Rochester Brainery Gallery Coordinator Jason Barber continues his curation of women-centric shows this month with Brittany Williams' "Ascension." Not only is the solo show by a young woman artist, but it exclusively features gorgeous portraits of young black women.
The show's title refers to Williams' rising star in the art world, but also alludes to the inspiring, optimistic tone in each of the portraits.
Williams, who is 27, was featured in CITY's 2014 Emerging Artists cover story, and was selected to be a muralist for WALL\THERAPY's 2015 summer festival, for which she created her first-ever mural at 488 Joseph Avenue (this work, "Blooming Mind," is represented in "Ascension" with a photograph and the concept sketch). She was part of a small group that traveled to Berlin in 2016 with WALL\THERAPY's artist exchange, where she created another mural and took part in a group art show.
She has since put up more murals around Rochester with the Roc Paint Division crew, a City of Rochester program through the Department of Recreation and Youth Services that employs Rochester youth to beautify different neighborhoods.
"Ascension" includes 11 acrylic portraits and several sketches for some of the finished pieces, which showcase Williams' deft draftsmanship. It's always fascinating to get a peek into the preparatory process of any artist, but I'm not overstating it when I say Williams' drawings are stand-alone works of art in their own right.
Each of the paintings and sketches feature the head and sometimes shoulders of a black woman, with an emphasis on warm, radiant melanin over sculpture-worthy bone structures and the weightless architecture of hair flowing and floating free or artfully bound into tight braids and twists.
While many of the portraits are straightforward, simply gorgeous renderings of beautiful women, there's an inescapable hint of the political in Williams' focus on black hair — if only because in 2017 black people are still challenged in the classroom, workplace, and on the red carpet for proudly showing off natural hair or for wearing styles that, when sported by white people, are considered to be hot trends.
Williams' focus on manes, curls, braids, and locs is ongoing — her 2014 show, "Hair Don't Lie," combined two of her interests, hair and basketball, in a series of portraits on NBA players' hair.
In two untitled paintings, Williams' subjects turn entirely away from the viewer, their braided and twisted hair becoming 100 percent the focus, and their solar skin is switched out for cool, shadowy steel tones set off by the acidic neon backgrounds. In each of these pieces, Williams has built up detailed studies from dark silhouettes with layer upon layer of increasingly light, fine brushstrokes. And the delicate contours of each painting are set in perfect contrast to the flat backgrounds and a simple golden hoop in each ear.

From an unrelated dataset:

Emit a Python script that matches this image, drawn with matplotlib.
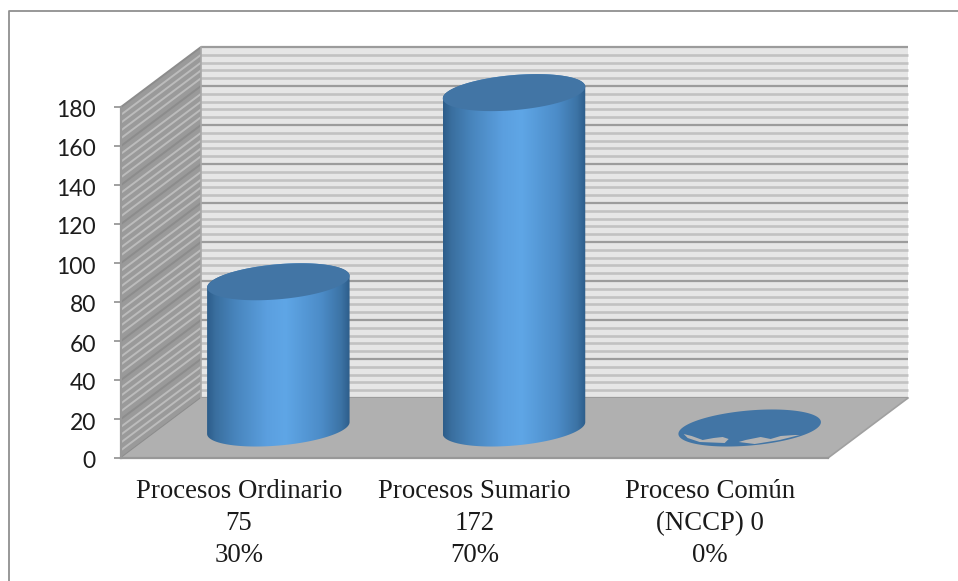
import numpy as np
import matplotlib
matplotlib.use("Agg")
import matplotlib.pyplot as plt
from matplotlib.lines import Line2D
from matplotlib.patches import Polygon
from matplotlib.colors import LinearSegmentedColormap
from matplotlib.transforms import ScaledTranslation

categories = ["Procesos Ordinario\n75\n30%", "Procesos Sumario\n172\n70%", "Proceso Común\n(NCCP) 0\n0%"]
values = [75, 172, 0]
y_ticks = [0, 20, 40, 60, 80, 100, 120, 140, 160, 180]
minor_ticks = [v for v in range(0, 181, 4) if v % 20]

W, H = 958, 581
fig = plt.figure(figsize=(W / 100, H / 100), dpi=100, facecolor="white")
L, R, B, T = 121, 828, 458, 107
ax = fig.add_axes([L / W, 1 - B / H, (R - L) / W, (B - T) / H])
ax.set_xlim(0, 3)
ax.set_ylim(0, 180)
ax.patch.set_visible(False)
PX = 3 / (R - L)
PY = 180 / (B - T)
DX, DY = 80 * PX, 60 * PY      # depth of the 3-D box


def poly(pts, **kw):
    p = Polygon(pts, closed=True, clip_on=False, **kw)
    ax.add_patch(p)
    return p


# walls and floor
poly([(DX, DY), (3 + DX, DY), (3 + DX, 180 + DY), (DX, 180 + DY)], fc="#e6e6e6", ec="none", zorder=1)
poly([(0, 0), (DX, DY), (DX, 180 + DY), (0, 180)], fc="#9a9a9a", ec="none", zorder=1)
poly([(0, 0), (3, 0), (3 + DX, DY), (DX, DY)], fc="#b0b0b0", ec="none", zorder=1.5)

for v in minor_ticks:
    ax.plot([DX, 3 + DX], [v + DY] * 2, color="#c2c2c2", lw=1.9, clip_on=False, zorder=1.2, solid_capstyle="butt")
    ax.plot([0, DX], [v, v + DY], color="#bcbcbc", lw=1.4, clip_on=False, zorder=1.2, solid_capstyle="butt")
for v in y_ticks:
    ax.plot([DX, 3 + DX], [v + DY] * 2, color="#9c9c9c", lw=1.6, clip_on=False, zorder=1.3, solid_capstyle="butt")
    ax.plot([0, DX], [v, v + DY], color="#8c8c8c", lw=1.4, clip_on=False, zorder=1.3, solid_capstyle="butt")
ax.plot([DX, DX], [DY, 180 + DY], color="#a8a8a8", lw=1.2, clip_on=False, zorder=1.3)
ax.plot([3, 3 + DX], [0, DY], color="#a0a0a0", lw=1.2, clip_on=False, zorder=1.6)

# cylinders
A, Bm, THETA = 71.5, 17.5, np.deg2rad(5)
N = 360
t = np.linspace(0, 2 * np.pi, N + 1)[:-1]
ex = (A * np.cos(t) * np.cos(THETA) - Bm * np.sin(t) * np.sin(THETA)) * PX
ey = (A * np.cos(t) * np.sin(THETA) + Bm * np.sin(t) * np.cos(THETA)) * PY
il, ir = int(np.argmin(ex)), int(np.argmax(ex))
# arc from leftmost through the bottom to rightmost, then on over the top
low = np.arange(il, il + (ir - il) % N + 1) % N
high = np.arange(ir, ir + (il - ir) % N + 1) % N
grad = LinearSegmentedColormap.from_list(
    "cyl", [(0, "#2d5d8a"), (0.06, "#3a6f9f"), (0.2, "#4885bd"), (0.42, "#5b9fdf"),
            (0.55, "#5fa6e6"), (0.8, "#4c8cc8"), (0.94, "#3c73a5"), (1, "#2d5d8a")])
g = np.linspace(0, 1, 256)[None, :]
TOP = "#4275a5"

for i, v in enumerate(values):
    cx = i + 0.5 + DX / 2 - 0.5 * PX
    base = DY / 2
    if v > 0:
        pts = np.vstack([np.c_[cx + ex[low], base + ey[low]],
                         np.c_[cx + ex[high], base + v + ey[high]]])
        clip = Polygon(pts, closed=True, transform=ax.transData, fc="none", ec="none", clip_on=False)
        ax.add_patch(clip)
        im = ax.imshow(g, cmap=grad, aspect="auto", zorder=3, interpolation="bilinear",
                       extent=[cx + ex.min(), cx + ex.max(), base + ey.min(), base + v + ey.max()])
        im.set_clip_box(fig.bbox)
        im.set_clip_path(clip)
    poly(np.c_[cx + ex, base + v + ey], fc=TOP, ec="none", zorder=4)
    if v == 0:
        # speckled rim visible on the flat, zero-height cylinder
        rim = np.array([[-66, 6], [-58, 8], [-47, 12], [-36, 10], [-27, 9], [-21, 11], [-25, 15], [-50, 14], [-62, 10]])
        rim2 = np.array([[-11, 14], [-4, 12], [11, 9], [21, 11], [31, 8], [45, 7], [50, 7], [30, 12], [5, 16]])
        for r in (rim, rim2):
            poly(np.c_[cx + r[:, 0] * PX, base - r[:, 1] * PY], fc="#b4b4b4", ec="none", zorder=5)

ax.set_xlim(0, 3)
ax.set_ylim(0, 180)

# axes, ticks, labels
for s in ("top", "right"):
    ax.spines[s].set_visible(False)
for s in ("left", "bottom"):
    ax.spines[s].set_color("#989898")
    ax.spines[s].set_linewidth(1.6)
    ax.spines[s].set_zorder(2)
ax.set_yticks(y_ticks)
ax.set_yticklabels([str(v) for v in y_ticks], fontfamily="Lato", fontsize=16.5, color="#1c1c1c")
ax.tick_params(axis="y", length=5, width=1.3, color="#989898", pad=13)
down = ScaledTranslation(0, -2 / 100, fig.dpi_scale_trans)
for lab in ax.get_yticklabels():
    lab.set_transform(lab.get_transform() + down)
ax.set_xticks([0.5, 1.5, 2.5])
ax.set_xticklabels(categories, fontfamily="Liberation Serif", fontsize=19.3, color="#1a1a1a", linespacing=1.36)
ax.tick_params(axis="x", length=0, pad=15)

# outer chart border (cropped on the right and bottom)
fig.add_artist(Line2D([8.5 / W, 8.5 / W, 1], [0, 1 - 11 / H, 1 - 11 / H], color="#909090", lw=1.3))

fig.savefig("out.png", dpi=100, facecolor="white")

Aside from these two works, Williams' subjects more or less face the viewer or stare off to the side into some dreamy, private middle ground, each holding a contemplative, at-ease, powerful gaze. She underscores this point by titling her work accordingly with names like "Gaze" and "Solitude."
Many of the women are adorned stylishly with playful, retro squiggle patterns, or with two of Williams' favorite symbols: flowers and Monarch butterflies. Floral details adorn or conceal, as in "Behind the Bliss," in which a pair of doe eyes assess and dazzle the viewer from behind a burst of white roses and critically arched brows.
Monarchs cover the mouth of one young woman in the yellow version of Williams' "The Butterfly Effect" series, perhaps alluding to the powerful impact, for better or worse, of our words in this world. In the blue version, the bugs obscure the eyes of the subject, cramped beneath her glasses and turning her lenses into stained-glass windows. And in the red version, the butterflies emerge from beneath the subject's shirt, as if emerging from her heart, and she turns her face to consider one that's already taken wing off to the side.
Williams' inclusion of blossoms and butterflies as symbols of growth and transformation are reminiscent of her past works — where these details literally pour from the open heads of subjects or from behind their mask-like faces — but these fresh takes have a more polished impact. These new paintings are portraits of quiet, contemplative grace; youths with an underlying potency on the precipice of self-actualization.
A closing reception for "Ascension" will take place on Friday, July 7, from 6 to 8 p.m. You can find more of Williams' art at bdubart.tumblr.com.